Indentation of geometrically exact adhesive beams

Abstract

We investigate the indentation of thin adhesive beams by a rigid frictionless circular punch in two-dimensions through computations and experiments. A non-linear geometrically exact (GE) beam formulation that allows for arbitrarily large displacements and rotations is employed for the thin beam. The Karush–Kuhn–Tucker condition for unilateral contact is adapted to model adhesive interaction in a nonlinear finite element (FE) framework. In this, contact is enforced through a penalty method and adhesion is incorporated through two different cohesive zone models (CZMs), viz. exponential and bilinear.
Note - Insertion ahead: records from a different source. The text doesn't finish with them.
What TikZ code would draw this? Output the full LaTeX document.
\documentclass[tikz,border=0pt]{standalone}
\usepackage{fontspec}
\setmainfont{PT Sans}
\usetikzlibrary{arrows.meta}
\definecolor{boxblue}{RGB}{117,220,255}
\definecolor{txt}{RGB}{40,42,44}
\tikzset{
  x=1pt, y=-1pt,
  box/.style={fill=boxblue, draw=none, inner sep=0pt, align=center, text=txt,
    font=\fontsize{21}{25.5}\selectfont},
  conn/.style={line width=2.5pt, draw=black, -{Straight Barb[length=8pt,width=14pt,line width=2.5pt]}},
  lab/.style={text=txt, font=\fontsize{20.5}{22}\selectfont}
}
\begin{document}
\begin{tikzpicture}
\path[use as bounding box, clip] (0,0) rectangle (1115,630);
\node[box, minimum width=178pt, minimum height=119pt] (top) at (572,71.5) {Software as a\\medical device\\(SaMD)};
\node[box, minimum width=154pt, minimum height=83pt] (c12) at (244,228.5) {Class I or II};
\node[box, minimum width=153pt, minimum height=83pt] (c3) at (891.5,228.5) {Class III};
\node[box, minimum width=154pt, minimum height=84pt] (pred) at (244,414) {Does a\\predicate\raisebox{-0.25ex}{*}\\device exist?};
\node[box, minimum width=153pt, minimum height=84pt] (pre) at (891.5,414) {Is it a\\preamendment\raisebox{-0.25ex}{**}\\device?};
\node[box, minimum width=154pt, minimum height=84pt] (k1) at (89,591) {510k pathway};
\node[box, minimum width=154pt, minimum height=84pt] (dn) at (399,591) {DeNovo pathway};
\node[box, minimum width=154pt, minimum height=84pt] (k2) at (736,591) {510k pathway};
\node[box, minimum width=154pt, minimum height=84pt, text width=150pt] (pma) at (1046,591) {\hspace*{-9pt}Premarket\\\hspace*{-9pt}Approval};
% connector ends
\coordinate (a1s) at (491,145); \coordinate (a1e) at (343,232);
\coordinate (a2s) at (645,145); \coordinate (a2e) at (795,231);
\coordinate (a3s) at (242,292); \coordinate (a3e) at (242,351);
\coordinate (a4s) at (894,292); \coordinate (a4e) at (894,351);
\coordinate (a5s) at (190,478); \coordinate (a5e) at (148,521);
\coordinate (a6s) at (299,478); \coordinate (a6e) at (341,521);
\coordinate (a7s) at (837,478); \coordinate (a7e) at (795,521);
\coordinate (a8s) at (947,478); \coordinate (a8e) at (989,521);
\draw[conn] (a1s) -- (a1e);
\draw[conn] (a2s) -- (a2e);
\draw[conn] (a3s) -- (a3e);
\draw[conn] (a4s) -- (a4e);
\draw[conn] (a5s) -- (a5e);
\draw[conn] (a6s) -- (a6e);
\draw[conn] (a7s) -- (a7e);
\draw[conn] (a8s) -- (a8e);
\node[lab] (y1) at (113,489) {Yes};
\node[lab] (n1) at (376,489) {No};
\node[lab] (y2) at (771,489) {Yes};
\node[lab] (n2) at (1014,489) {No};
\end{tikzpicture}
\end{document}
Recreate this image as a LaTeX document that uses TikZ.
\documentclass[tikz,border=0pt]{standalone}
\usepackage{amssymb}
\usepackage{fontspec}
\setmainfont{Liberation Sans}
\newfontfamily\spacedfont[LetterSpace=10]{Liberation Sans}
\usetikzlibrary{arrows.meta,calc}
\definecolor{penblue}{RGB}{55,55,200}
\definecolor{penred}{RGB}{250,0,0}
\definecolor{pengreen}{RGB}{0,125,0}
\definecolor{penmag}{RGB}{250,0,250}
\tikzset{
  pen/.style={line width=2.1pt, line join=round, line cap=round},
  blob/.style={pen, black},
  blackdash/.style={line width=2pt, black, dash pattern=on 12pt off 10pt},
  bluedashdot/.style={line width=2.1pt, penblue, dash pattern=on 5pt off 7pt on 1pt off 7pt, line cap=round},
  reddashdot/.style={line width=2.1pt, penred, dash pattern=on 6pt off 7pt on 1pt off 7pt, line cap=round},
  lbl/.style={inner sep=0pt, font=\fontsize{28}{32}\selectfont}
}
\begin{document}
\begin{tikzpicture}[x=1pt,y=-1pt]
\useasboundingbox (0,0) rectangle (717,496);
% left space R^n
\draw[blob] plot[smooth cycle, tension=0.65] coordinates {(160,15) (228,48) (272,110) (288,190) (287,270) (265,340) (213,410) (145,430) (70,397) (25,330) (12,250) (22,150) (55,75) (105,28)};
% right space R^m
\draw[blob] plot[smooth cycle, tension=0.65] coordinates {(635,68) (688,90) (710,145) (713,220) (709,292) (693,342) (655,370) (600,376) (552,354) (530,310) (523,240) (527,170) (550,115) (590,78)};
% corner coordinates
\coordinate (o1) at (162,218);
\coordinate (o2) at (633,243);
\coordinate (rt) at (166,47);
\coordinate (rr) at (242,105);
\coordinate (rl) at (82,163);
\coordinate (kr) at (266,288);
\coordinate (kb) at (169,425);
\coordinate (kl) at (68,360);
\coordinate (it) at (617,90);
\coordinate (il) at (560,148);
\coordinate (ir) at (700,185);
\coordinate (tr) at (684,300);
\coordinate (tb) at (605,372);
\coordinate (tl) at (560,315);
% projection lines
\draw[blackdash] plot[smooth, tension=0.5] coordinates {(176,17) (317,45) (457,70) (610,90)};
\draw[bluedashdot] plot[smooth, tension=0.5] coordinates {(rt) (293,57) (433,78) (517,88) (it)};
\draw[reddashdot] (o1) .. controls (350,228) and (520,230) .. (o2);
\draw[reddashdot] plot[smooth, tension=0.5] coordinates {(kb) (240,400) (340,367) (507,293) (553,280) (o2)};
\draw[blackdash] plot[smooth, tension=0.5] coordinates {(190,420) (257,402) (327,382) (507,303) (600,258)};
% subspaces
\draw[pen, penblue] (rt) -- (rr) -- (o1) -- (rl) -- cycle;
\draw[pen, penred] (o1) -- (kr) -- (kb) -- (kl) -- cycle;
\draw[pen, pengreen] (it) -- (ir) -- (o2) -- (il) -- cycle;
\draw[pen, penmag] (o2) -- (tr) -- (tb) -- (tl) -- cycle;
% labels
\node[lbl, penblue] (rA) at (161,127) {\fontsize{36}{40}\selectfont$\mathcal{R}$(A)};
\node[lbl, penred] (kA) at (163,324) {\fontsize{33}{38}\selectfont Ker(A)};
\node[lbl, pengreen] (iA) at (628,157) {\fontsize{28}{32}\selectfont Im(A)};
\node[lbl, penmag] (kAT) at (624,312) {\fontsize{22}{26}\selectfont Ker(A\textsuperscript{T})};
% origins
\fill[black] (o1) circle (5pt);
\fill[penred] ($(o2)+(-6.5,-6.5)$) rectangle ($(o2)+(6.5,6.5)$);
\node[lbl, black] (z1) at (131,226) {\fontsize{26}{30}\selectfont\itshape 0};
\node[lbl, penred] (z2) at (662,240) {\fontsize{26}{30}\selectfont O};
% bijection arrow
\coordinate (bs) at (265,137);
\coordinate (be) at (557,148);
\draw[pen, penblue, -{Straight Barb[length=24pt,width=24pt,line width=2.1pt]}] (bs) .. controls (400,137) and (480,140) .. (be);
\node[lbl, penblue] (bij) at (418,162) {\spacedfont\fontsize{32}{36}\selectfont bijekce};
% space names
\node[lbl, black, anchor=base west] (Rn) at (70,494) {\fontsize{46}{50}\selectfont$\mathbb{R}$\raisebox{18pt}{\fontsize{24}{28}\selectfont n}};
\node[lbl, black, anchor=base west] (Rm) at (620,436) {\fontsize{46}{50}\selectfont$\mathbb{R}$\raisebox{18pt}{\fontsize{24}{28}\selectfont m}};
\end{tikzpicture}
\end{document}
The indentation of the adhesive GE beam is then studied in terms of the variations of the applied force, the pressure distribution, the cross-sectional rotation and the sizes of the contact area and the adhesive zone for different indentation extents, adhesive strengths, punch radii, beam thicknesses and end supports. We find that the system is largely agnostic to the CZM utilized, as well as the type of end supports unless the contact area spans the beam. At the same time, thinner beams tend to initiate contact with a punch more easily, and are harder to detach. We then demonstrate that thin beams may undergo large rotations even if the indentation is small, which necessitates a nonlinear beam theory. Under such conditions approximating a circular punch by a parabolic one used typically when indentations are small introduces errors. Finally, we conduct experiments on clamped adhesive beams made of two different types of PDMS (polydimethylsiloxane) and various thicknesses, and find a good match with our computations.